Moules tries to make a clear distinction between violent and nonviolent political activism, but I don’t think he succeeds. He gives a quite broad definition of violence: “Violence is emotional, verbal, or physical behavior that dominates, diminishes or destroys ourselves or others.” (p. 132) And he writes the following about shalom, which he says is “the center of a Jesus-focused hope,” (p. 29): “Shalom has to be crafted out of raw and often resistant materials; this requires wisdom soaked in perspiration, shaped by a commitment to love and gentleness and hallmarked by a total absence of violence.” (p. 45) But he also writes that “there are times when wild nature is threatened,” and that when that happens, “we have the responsibility to stamp on the threat and eliminate it. This is part of what it means to be with creation; this is a call for us to be guardians.” (p. 86) He also makes it clear that he thinks we are currently facing an ecological crisis (p. 92) On its face, I’d say, talk of stamping on a threat and eliminating it certainly at least sounds violent. Moules goes so far as to claim that when Jesus drove the moneychangers from the Temple with a whip made of knotted cords, he was exercising, not violence, but “assertive meekness.” (p. 137) But didn’t Jesus dominate the moneychangers by physical behavior that day?

So here is where I disagree with Moules, though I think he has written a valuable book concerning topics of the utmost importance: Rather than trying to imagine there could be a kind of political activism that doesn’t aim at the goal of someone forcing someone else to do or stop doing something, we should make a distinction between 1) actions according to the worldly principle that force is justified in self-defense or defense of the innocent and 2) actions according to the divine principle that in the kingdom of heaven everyone freely chooses to act according to love of God and love of neighbor as oneself. Political activism, then, can only ever be justified by that worldly standard. Then what about Jesus’ action that day? Perhaps he would answer with a question, “Why do you call me good? There is none good except God alone.” (Matt. 19:17, also Mark 10:18 and Luke 18:19)

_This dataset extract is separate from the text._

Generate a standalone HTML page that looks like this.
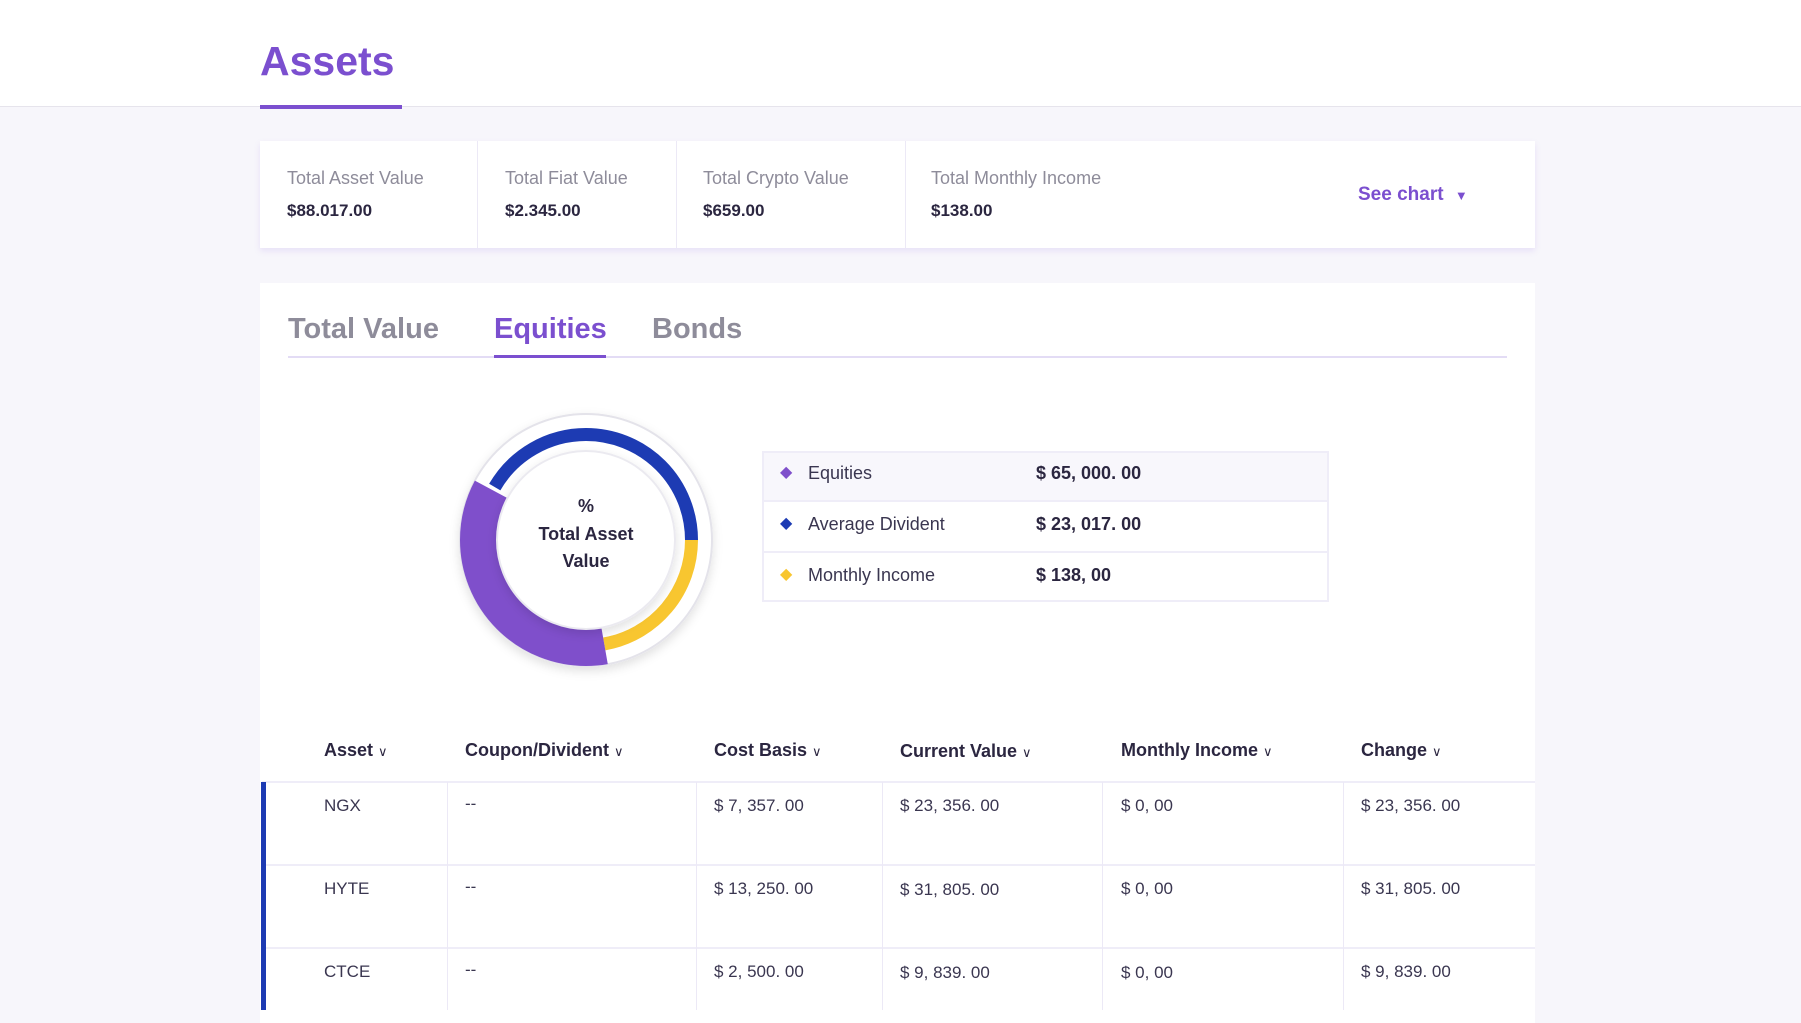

Book Review: The Death of the Church and Spirituality Reborn

In The Death of the Church and Spirituality Reborn, Rev. John Littlewood, a former parish priest who now works as the administrator of a counseling agency, argues for incorporating New Age spirituality into the life of the Church of England. He sees the New Age movement as a revival of the old Celtic church that was defeated by the church of the Roman Empire. He points out that the problem with New Age spirituality is that it has no collective authority but rather is a free-for-all with too many self-proclaimed masters. The problem with the Church of England, in contrast, is that it has lost sight of the answer to the question: What is the point of religion — any religion? Rev. Littlewood says the answer is that spiritual growth is the point. This is the part of the book that I found most compelling. He states unequivocally, “If that [spiritual growth] is not foremost then the religion has lost its way! No matter how high sounding or important a cause or issue may be it must still be secondary to matters spiritual for that religion.”

As an American, unfamiliar with the administrative jargon of the Church of England, and lacking the historical and geographical links with the sacred sites and legends of the British Isles, I felt at times that I was not a member of the intended audience of this book. However, the question about the point of a religion is universally important, and it gladdened my heart to see it treated with the emphasis it deserves. Rev. Littlewood wrote about being shocked to read in the UK press that the Church of England “was preparing a guide on what the church members should consider before voting in a General Election,” and I recalled similar discouragement on viewing the website of the United Church of Christ, which reads like the platform of a political party with a position on every controversial social and political question of the day, and very little about one’s relationship with God.

Rev. Littlewood discusses the advantages and the disadvantages of belonging to a church. He gives a clarion warning about the dangers of peer pressure and of using particular verbal formulations as shibboleths to identify those who truly belong. He discusses the differences between prayer, meditation, and magic. He offers detailed suggestions for incorporating New Age spirituality into the Church of England. His book will be of most interest to those who care about religion and spirituality in the context of British life and culture, but it also contains a message that is relevant everywhere: The point of any religion is being in the right relationship with God, and taking stands on political and social issues is of secondary importance.